[Charts and diagrams as code]
## start

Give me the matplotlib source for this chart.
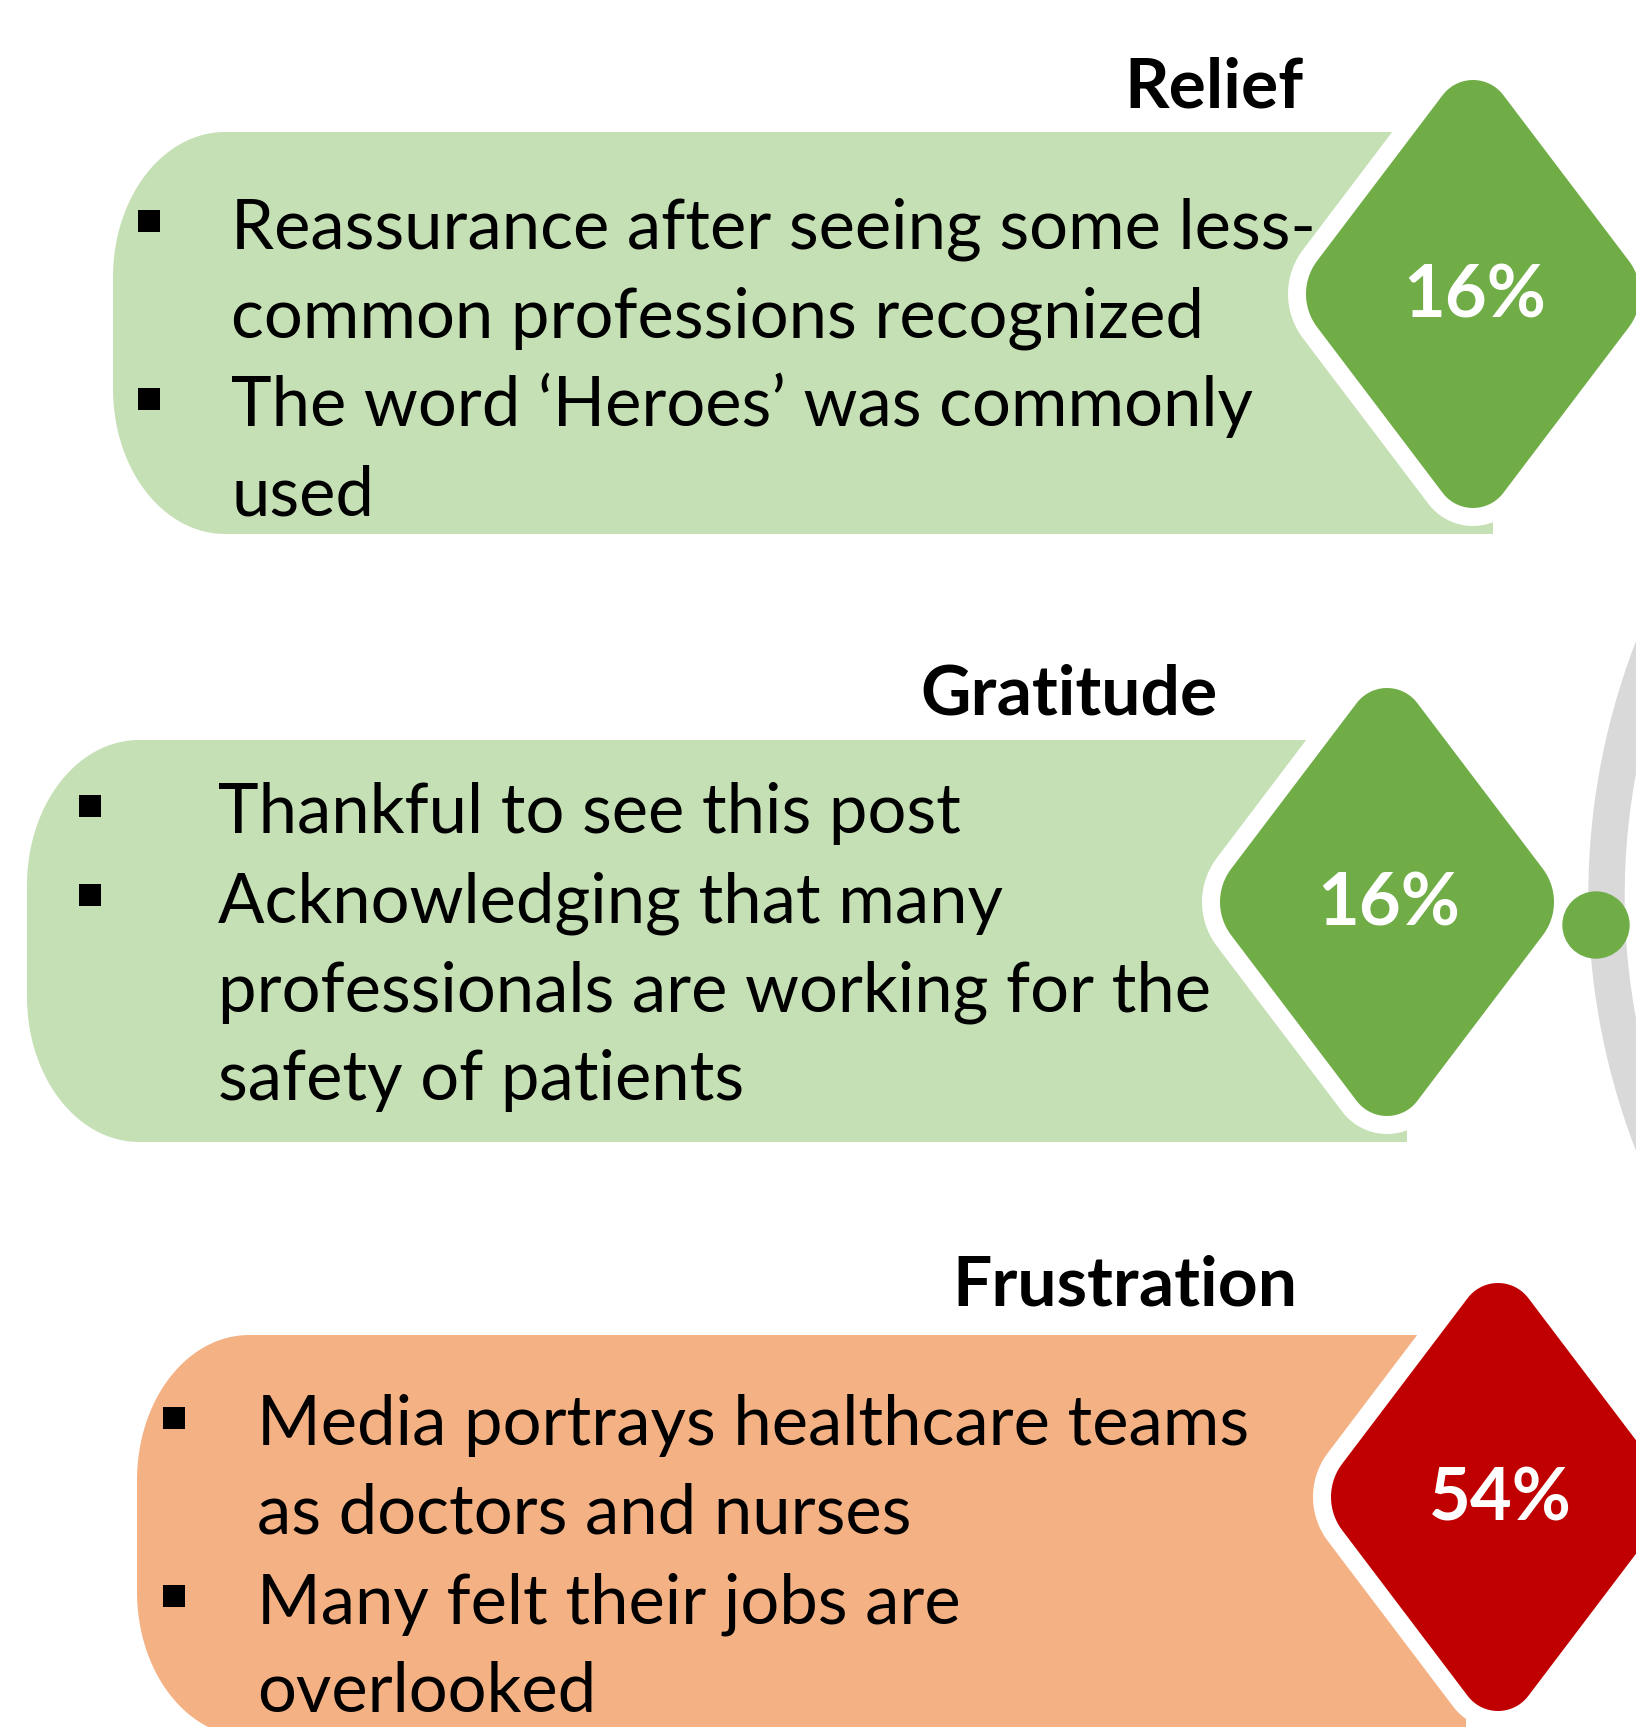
import numpy as np
import matplotlib.pyplot as plt
from matplotlib.patches import Polygon, Rectangle, Circle, Wedge

plt.rcParams['font.family'] = ['Lato', 'DejaVu Sans']

""" Data """
categories = ['Relief', 'Gratitude', 'Frustration']
percents = [16, 16, 54]
bullets = [
    [['Reassurance after seeing some less-', 'common professions recognized'],
     ['The word \u2018Heroes\u2019 was commonly', 'used']],
    [['Thankful to see this post'],
     ['Acknowledging that many', 'professionals are working for the', 'safety of patients']],
    [['Media portrays healthcare teams', 'as doctors and nurses'],
     ['Many felt their jobs are', 'overlooked']],
]
box_colors = ['#C5E0B4', '#C5E0B4', '#F4B183']
diamond_colors = ['#70AD47', '#70AD47', '#C00000']

""" Layout (pixels, y down) """
W, H = 1636, 1727
centers = [(1473, 294), (1387, 902), (1498, 1497)]
box_left = [113, 27, 137]
box_right_off = [20, 20, -32]
title_right = [1303, 1218, 1297]
title_base = [107, 714, 1305]
bullet_x = [149, 90, 174]
text_x = [231, 218, 257]
first_base = [248, 833, 1445]
line_step = 89
ext_w, ext_h = 167, 214   # visible half sizes of the rounded diamond
r_tip, r_side = 38, 55
border = 18


def rounded_polygon(verts, radii, n=24):
    verts = np.asarray(verts, float)
    pts = []
    k = len(verts)
    for i in range(k):
        r = radii[i]
        p = verts[i]
        a = verts[i - 1]
        b = verts[(i + 1) % k]
        u1 = (a - p) / np.linalg.norm(a - p)
        u2 = (b - p) / np.linalg.norm(b - p)
        half = np.arccos(np.clip(np.dot(u1, u2), -1, 1)) / 2
        t = r / np.tan(half)
        bis = (u1 + u2) / np.linalg.norm(u1 + u2)
        c = p + bis * r / np.sin(half)
        t1 = p + u1 * t
        t2 = p + u2 * t
        a1 = np.arctan2(*(t1 - c)[::-1])
        a2 = np.arctan2(*(t2 - c)[::-1])
        d = (a2 - a1 + np.pi) % (2 * np.pi) - np.pi
        ang = a1 + np.linspace(0, d, n)
        pts.append(np.column_stack([c[0] + r * np.cos(ang), c[1] + r * np.sin(ang)]))
    return np.vstack(pts)


def diamond(cx, cy, a, b, rt, rs):
    return rounded_polygon([(cx, cy - b), (cx + a, cy), (cx, cy + b), (cx - a, cy)],
                           [rt, rs, rt, rs])


def left_rounded_box(left, top, right, bottom, rx=112, ry=145, n=30):
    t = np.linspace(0, np.pi / 2, n)
    tl = np.column_stack([left + rx - rx * np.sin(t), top + ry - ry * np.cos(t)])
    bl = np.column_stack([left + rx - rx * np.cos(t), bottom - ry + ry * np.sin(t)])
    return np.vstack([[(right, top)], tl, bl, [(right, bottom)]])


# sharp diamond size so that the rounded one reaches ext_w / ext_h
hw, hh = ext_w, ext_h
for _ in range(60):
    al = np.arctan(hw / hh)
    be = np.arctan(hh / hw)
    hh = ext_h + r_tip * (1 / np.sin(al) - 1)
    hw = ext_w + r_side * (1 / np.sin(be) - 1)
L = np.hypot(hw, hh)
ow = hw + border * L / hh
oh = hh + border * L / hw

fig = plt.figure(figsize=(W / 100, H / 100), dpi=100)
ax = fig.add_axes([0, 0, 1, 1])
ax.set_xlim(0, W)
ax.set_ylim(H, 0)
ax.axis('off')

# grey ring on the right, with the dot
ax.add_patch(Wedge((2293, 896), 704, 0, 360, width=35, color='#D9D9D9', zorder=1))
ax.add_patch(Circle((1596, 925), 33, color='#70AD47', zorder=6))

for i, cat in enumerate(categories):
    cx, cy = centers[i]
    box = left_rounded_box(box_left[i], cy - 162, cx + box_right_off[i], cy + 240)
    ax.add_patch(Polygon(box, closed=True, color=box_colors[i], lw=0, zorder=2))
    # white outline then coloured diamond
    ax.add_patch(Polygon(diamond(cx, cy, ow, oh, r_tip + border, r_side + border),
                         closed=True, color='white', lw=0, zorder=3))
    ax.add_patch(Polygon(diamond(cx, cy, hw, hh, r_tip, r_side), closed=True,
                         color=diamond_colors[i], lw=0, zorder=4))
    ax.text(cx + 2, cy + 3, f'{percents[i]}%', color='white', fontsize=52,
            fontweight='bold', ha='center', va='center', zorder=5)

    ax.text(title_right[i], title_base[i], cat, fontsize=50, fontweight='bold',
            ha='right', va='baseline', zorder=5)

    row = 0
    for item in bullets[i]:
        by = first_base[i] + row * line_step - 27
        ax.add_patch(Rectangle((bullet_x[i] - 11, by - 11), 22, 22, color='black', lw=0, zorder=5))
        for line in item:
            ax.text(text_x[i], first_base[i] + row * line_step, line, fontsize=49.5,
                    ha='left', va='baseline', zorder=5)
            row += 1

fig.savefig('out.png', dpi=100)
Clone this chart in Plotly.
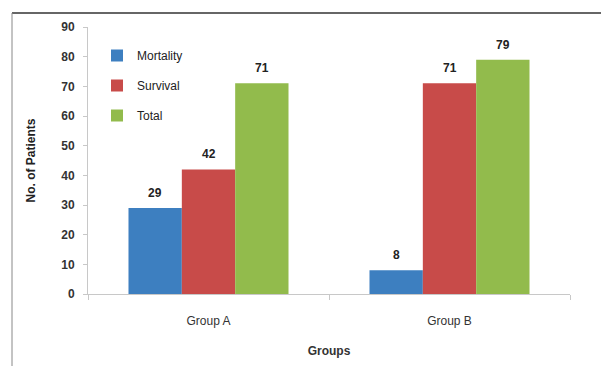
import plotly.graph_objects as go

groups = ["Group A", "Group B"]
series_names = ["Mortality", "Survival", "Total"]
mortality = [29, 8]
survival = [42, 71]
total = [71, 79]
y_ticks = [0, 10, 20, 30, 40, 50, 60, 70, 80, 90]

colors = ["#3d7fc0", "#c84b49", "#92bb4c"]
font = "Liberation Sans, Arial, sans-serif"
bargap = 0.336

fig = go.Figure()
all_vals = [mortality, survival, total]
for i, (name, vals) in enumerate(zip(series_names, all_vals)):
    fig.add_trace(go.Bar(
        x=groups, y=vals, name=name, marker_color=colors[i], marker_line_width=0,
        legendgroup=name,
    ))

# data labels placed on the category axis (bar offsets in axis units)
bw = (1 - bargap) / len(series_names)
annotations = []
for i, vals in enumerate(all_vals):
    for g, v in enumerate(vals):
        annotations.append(dict(
            x=g + (i - 1) * bw, y=v, xref="x", yref="y", text=str(v), showarrow=False,
            yanchor="middle", yshift=15,
            font=dict(family=font, size=12, color="#222222", weight="bold"),
        ))

W, H = 601, 366
L, R, T, B = 88, 31, 27, 72
pw, ph = W - L - R, H - T - B

def px(x):
    return (x - L) / pw

def py(y):
    return (H - B - y) / ph

fig.update_layout(
    width=W, height=H,
    margin=dict(l=L, r=R, t=T, b=B),
    paper_bgcolor="white", plot_bgcolor="white",
    barmode="group", bargap=bargap, bargroupgap=0,
    font=dict(family=font, size=11, color="#222222"),
    showlegend=True,
    legend=dict(x=px(97), y=py(41), xanchor="left", yanchor="top",
                traceorder="grouped", tracegroupgap=11,
                font=dict(size=12, color="#222222", family=font),
                bgcolor="rgba(0,0,0,0)", itemwidth=30),
    annotations=annotations,
    xaxis=dict(showline=True, linecolor="#c8c8c8", linewidth=1, automargin=False,
               ticks="outside", tickson="boundaries", ticklen=5, tickcolor="#c8c8c8",
               ticklabelstandoff=16,
               tickfont=dict(size=12, color="#333333"),
               title=dict(text="Groups", font=dict(size=12, weight="bold", color="#333333"), standoff=19)),
    yaxis=dict(range=[0, 90], tickvals=y_ticks, showgrid=False, zeroline=False, automargin=False,
               showline=True, linecolor="#c8c8c8", linewidth=1,
               ticks="outside", ticklen=4, tickcolor="#c8c8c8",
               ticklabelstandoff=6,
               tickfont=dict(size=12, color="#333333", weight="bold"),
               title=dict(text="No. of Patients", font=dict(size=12, weight="bold", color="#222222"), standoff=23)),
    shapes=[
        dict(type="line", xref="paper", yref="paper", x0=px(12), x1=px(601), y0=py(13), y1=py(13),
             line=dict(color="#333333", width=1.5)),
        dict(type="line", xref="paper", yref="paper", x0=px(12), x1=px(12), y0=py(13), y1=py(366),
             line=dict(color="#888888", width=1)),
    ],
)

fig.write_html("out.html")
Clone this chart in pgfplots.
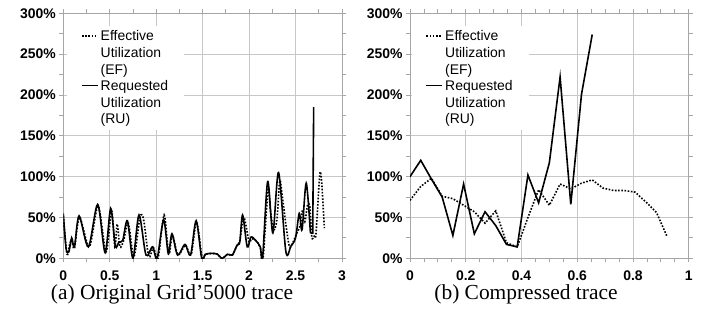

## end

# WHAT YOU HAVE TO DO
Without the pictures, repeat the entries above line by line, from the first through the one that contains "plt.rcParams['font.family'] = ['Lato', 'DejaVu", both ends included.

# TASK OUTPUT
Give me the matplotlib source for this chart.
import numpy as np
import matplotlib.pyplot as plt
from matplotlib.patches import Polygon, Rectangle, Circle, Wedge

plt.rcParams['font.family'] = ['Lato', 'DejaVu Sans']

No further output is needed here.